Chemie-Lügen, 09.04.2017
Im Juli 2012 gab der damalige Sprecher des syrischen Außenministeriums Jihad Makdissi eine Pressekonferenz, in der er über chemische Kampfstoffe Syriens sprechen sollte. Er sollte deren tatsächliche Existenz im Unklaren lassen und hat – buchstäblich im ersten Satz - seinen Auftrag gründlich vermasselt. Dieser Faux Pas hatte weitreichende Folgen. US-Präsident Obama sprach von einer "Roten Linie", die nicht überschritten werden dürfe, ein Jahr später war eine Kommission internationaler Experten für chemische Kampfstoffe in Damaskus – Makdissi verließ das Land und schloss sich der "Moskauer Opposition" an.
Und genau zu der Zeit, als die internationalen Experten in Damaskus ihre Arbeit aufnahmen, gab es den Giftgasangriff von Ghouta, einem Ort im Gouvernement Damaskus.

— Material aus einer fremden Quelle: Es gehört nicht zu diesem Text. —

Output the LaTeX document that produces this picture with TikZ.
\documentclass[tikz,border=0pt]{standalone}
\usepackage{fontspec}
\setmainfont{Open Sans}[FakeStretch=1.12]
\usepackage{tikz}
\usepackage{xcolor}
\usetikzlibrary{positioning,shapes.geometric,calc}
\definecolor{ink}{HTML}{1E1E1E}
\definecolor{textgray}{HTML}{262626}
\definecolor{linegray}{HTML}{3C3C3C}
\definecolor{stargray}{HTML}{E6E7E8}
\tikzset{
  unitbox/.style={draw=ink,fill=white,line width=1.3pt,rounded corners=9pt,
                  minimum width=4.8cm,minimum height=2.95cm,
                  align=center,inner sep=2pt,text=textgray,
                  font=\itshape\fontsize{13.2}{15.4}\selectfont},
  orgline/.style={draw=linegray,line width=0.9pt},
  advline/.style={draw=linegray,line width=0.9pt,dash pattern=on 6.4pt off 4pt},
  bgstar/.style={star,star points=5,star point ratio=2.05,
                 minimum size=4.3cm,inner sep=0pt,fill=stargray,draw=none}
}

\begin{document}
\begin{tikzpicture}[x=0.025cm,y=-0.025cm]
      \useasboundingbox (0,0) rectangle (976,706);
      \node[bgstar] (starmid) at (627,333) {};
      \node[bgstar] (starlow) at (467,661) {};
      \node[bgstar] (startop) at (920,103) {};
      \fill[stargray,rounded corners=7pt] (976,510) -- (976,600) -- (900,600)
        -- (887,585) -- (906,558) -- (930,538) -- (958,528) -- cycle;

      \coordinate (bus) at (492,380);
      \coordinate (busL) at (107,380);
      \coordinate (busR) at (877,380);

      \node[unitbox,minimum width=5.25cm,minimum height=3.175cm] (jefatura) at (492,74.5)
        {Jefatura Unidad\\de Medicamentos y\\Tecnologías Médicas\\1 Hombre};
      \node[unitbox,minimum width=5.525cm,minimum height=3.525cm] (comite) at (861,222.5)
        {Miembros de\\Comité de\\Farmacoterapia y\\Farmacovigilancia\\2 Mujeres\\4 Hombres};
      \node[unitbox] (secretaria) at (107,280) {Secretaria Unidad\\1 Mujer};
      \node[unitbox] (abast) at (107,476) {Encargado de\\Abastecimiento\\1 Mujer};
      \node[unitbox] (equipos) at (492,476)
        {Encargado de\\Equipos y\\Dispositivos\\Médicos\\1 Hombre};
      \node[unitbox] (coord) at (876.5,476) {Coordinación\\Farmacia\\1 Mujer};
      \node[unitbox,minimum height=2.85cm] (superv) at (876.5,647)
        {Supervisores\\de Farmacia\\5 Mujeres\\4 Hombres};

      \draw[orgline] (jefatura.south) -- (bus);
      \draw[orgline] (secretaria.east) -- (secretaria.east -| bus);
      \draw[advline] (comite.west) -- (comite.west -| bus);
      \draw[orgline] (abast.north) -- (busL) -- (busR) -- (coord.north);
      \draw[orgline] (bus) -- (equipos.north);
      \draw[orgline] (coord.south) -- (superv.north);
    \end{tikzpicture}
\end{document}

Die Zahl der Opfer steht nicht fest, genannt werden Zahlen von 280 aber auch 1730 Todesopfern.
Muss man erwähnen, dass die syrische Regierung wie immer und ohne jede Untersuchung durch NATO und Golfstaaten zum Schuldigen erklärt wurde? Heute kann der Vorwurf als widerlegt gelten, nicht zuletzt dank einer umfangreichen Analyse, die Seymour Hersh im Dezember 2013 veröffentlichte. Doch der Angriff konnte zum Vorwand gemacht werden - das US-Militär sollte unmittelbar in den Krieg gegen Syrien eingreifen.
Die russische Föderation fand einen Kompromiss. Der direkte Krieg der USA gegen Syrien wurde aufgeschoben, die chemischen Waffen Syriens wurden unter internationaler Kontrolle vernichtet und am 4. Januar 2016 bestätigte die Organisation für das Verbot chemischer Waffen, dass die Vernichtung aller von Syrien deklarierten Chemiewaffen abgeschlossen sei.
Nicht abgeschlossen waren die Vorwürfe, die syrische Armee setze chemische Kampfstoffe ein – obwohl sie vernichtet waren. Doch IS und al-Nusra arbeiteten an der Herstellung chemischer Waffen und setzten sie auch ein. Selbst US-Geheimdienste waren sich bewusst, dass al-Nusra möglicherweise Zugang zu Sarin hatte.
2014 gab es Berichte über den Einsatz von chemischen Waffen durch den IS gegen Kurden. 2016 berichtete die Deutsche Welle über einen Chemiewaffen-Angriff der Terrormiliz 'Islamischer Staat' im Norden Syriens und im März dieses Jahres gab es einen Giftgasangriff des IS in Mosul.
Zuvor schon berichtete eine Untersuchungskommission des irakischen Parlaments, der IS arbeitet sehr ernsthaft daran, chemische Kampfstoffe produzieren zu können.